■ DATA SHOWN:
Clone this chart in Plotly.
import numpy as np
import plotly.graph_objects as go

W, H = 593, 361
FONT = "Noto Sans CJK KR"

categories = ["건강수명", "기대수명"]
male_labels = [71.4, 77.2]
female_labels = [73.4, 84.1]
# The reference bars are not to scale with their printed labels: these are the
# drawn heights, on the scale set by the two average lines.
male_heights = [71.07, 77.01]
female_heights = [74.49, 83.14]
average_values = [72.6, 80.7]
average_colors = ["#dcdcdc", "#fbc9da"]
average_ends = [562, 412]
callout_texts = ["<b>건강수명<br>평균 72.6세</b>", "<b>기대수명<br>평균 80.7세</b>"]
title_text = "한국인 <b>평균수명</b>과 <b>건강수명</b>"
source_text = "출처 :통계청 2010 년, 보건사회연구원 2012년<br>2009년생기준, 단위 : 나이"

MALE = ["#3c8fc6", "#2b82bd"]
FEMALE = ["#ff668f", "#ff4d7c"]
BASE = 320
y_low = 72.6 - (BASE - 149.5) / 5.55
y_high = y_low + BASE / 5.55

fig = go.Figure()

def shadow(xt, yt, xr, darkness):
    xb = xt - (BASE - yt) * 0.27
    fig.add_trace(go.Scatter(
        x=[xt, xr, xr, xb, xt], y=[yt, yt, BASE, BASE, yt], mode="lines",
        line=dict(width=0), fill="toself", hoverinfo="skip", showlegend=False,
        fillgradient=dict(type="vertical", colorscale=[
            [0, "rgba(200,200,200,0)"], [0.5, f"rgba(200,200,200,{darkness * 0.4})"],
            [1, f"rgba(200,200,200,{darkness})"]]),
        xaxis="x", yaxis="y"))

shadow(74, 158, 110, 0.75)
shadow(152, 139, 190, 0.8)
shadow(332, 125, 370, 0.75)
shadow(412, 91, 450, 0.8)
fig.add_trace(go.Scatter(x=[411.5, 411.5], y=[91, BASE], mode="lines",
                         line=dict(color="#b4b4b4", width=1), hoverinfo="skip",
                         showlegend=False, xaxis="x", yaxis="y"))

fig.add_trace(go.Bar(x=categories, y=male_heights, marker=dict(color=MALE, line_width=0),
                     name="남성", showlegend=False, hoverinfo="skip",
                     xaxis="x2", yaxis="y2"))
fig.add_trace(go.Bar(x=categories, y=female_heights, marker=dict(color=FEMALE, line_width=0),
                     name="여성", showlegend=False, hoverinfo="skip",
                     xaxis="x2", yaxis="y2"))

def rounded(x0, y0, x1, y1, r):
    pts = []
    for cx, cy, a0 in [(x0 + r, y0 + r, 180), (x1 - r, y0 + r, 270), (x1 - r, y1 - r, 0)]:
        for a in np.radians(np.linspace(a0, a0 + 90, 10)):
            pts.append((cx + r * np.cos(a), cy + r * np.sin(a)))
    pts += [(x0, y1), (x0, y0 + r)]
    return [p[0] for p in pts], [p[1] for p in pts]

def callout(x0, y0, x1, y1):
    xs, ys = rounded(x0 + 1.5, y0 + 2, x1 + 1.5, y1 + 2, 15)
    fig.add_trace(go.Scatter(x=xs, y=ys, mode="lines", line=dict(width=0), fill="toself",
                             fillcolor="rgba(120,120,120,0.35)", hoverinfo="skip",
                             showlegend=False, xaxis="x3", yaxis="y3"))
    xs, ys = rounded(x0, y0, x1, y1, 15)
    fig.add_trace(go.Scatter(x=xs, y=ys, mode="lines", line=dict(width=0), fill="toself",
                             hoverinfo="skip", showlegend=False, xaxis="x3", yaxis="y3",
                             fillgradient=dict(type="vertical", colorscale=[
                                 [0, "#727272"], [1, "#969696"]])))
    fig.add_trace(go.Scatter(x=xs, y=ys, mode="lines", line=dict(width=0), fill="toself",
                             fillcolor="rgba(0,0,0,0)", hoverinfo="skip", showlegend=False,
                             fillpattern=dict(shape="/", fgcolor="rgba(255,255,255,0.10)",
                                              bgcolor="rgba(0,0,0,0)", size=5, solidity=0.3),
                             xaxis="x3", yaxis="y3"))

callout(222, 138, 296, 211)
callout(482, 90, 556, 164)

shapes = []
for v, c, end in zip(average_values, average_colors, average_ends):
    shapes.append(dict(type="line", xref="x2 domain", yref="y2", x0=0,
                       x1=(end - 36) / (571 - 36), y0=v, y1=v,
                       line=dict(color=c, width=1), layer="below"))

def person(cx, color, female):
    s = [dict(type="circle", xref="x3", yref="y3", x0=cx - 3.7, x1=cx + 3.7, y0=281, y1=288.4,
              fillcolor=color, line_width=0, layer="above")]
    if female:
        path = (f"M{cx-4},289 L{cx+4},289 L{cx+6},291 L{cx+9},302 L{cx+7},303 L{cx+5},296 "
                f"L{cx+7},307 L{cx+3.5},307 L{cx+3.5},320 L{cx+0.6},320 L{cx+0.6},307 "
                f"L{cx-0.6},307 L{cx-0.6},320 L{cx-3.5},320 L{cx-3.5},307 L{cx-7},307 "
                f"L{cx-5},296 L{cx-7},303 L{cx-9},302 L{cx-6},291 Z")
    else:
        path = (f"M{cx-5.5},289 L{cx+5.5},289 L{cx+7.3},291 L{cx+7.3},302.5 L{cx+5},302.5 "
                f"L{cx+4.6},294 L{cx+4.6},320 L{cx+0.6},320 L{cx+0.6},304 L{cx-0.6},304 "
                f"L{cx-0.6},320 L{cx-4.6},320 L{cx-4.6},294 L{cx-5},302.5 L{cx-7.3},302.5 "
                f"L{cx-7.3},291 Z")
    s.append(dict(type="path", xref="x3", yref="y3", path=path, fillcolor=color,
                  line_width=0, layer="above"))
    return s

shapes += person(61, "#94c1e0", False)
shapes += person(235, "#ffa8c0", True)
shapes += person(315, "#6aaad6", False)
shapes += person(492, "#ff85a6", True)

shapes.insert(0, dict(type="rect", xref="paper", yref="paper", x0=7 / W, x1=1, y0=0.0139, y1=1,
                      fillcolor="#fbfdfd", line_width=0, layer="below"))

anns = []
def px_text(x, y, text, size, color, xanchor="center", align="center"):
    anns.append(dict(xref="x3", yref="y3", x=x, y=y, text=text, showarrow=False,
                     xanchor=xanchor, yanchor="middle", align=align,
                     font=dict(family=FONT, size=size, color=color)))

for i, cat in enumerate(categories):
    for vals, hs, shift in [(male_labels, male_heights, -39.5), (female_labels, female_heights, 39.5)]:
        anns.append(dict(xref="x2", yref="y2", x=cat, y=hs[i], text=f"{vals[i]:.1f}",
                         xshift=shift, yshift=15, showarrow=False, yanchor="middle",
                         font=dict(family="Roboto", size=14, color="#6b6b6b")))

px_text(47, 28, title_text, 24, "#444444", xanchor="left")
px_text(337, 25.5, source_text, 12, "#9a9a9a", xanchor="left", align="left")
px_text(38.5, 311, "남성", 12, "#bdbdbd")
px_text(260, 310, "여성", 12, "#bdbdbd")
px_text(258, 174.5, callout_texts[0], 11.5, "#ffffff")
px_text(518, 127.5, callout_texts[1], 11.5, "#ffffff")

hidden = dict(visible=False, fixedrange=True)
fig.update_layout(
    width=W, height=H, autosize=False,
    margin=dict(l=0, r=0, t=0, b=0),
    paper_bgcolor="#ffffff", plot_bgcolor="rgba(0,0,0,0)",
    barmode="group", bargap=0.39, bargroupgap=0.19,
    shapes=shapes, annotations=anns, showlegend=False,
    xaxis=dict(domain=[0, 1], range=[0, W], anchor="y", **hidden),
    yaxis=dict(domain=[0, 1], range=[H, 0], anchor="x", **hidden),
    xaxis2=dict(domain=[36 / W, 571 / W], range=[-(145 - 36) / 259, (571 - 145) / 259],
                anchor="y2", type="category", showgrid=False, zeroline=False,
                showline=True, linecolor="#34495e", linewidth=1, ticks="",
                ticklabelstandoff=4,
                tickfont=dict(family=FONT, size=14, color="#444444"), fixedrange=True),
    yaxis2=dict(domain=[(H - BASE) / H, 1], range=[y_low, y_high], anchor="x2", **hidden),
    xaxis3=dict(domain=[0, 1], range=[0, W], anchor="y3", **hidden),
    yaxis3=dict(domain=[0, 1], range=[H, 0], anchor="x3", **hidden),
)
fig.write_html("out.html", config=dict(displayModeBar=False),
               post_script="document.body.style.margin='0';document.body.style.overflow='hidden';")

■ DO THIS:
Copy, please, exactly the lines that start at the first line of the data and end at the line containing "2010 년, 보건사회연구원", both kept and no others.

■ EXERCISE SOLUTION:
Clone this chart in Plotly.
import numpy as np
import plotly.graph_objects as go

W, H = 593, 361
FONT = "Noto Sans CJK KR"

categories = ["건강수명", "기대수명"]
male_labels = [71.4, 77.2]
female_labels = [73.4, 84.1]
# The reference bars are not to scale with their printed labels: these are the
# drawn heights, on the scale set by the two average lines.
male_heights = [71.07, 77.01]
female_heights = [74.49, 83.14]
average_values = [72.6, 80.7]
average_colors = ["#dcdcdc", "#fbc9da"]
average_ends = [562, 412]
callout_texts = ["<b>건강수명<br>평균 72.6세</b>", "<b>기대수명<br>평균 80.7세</b>"]
title_text = "한국인 <b>평균수명</b>과 <b>건강수명</b>"
source_text = "출처 :통계청 2010 년, 보건사회연구원 2012년<br>2009년생기준, 단위 : 나이"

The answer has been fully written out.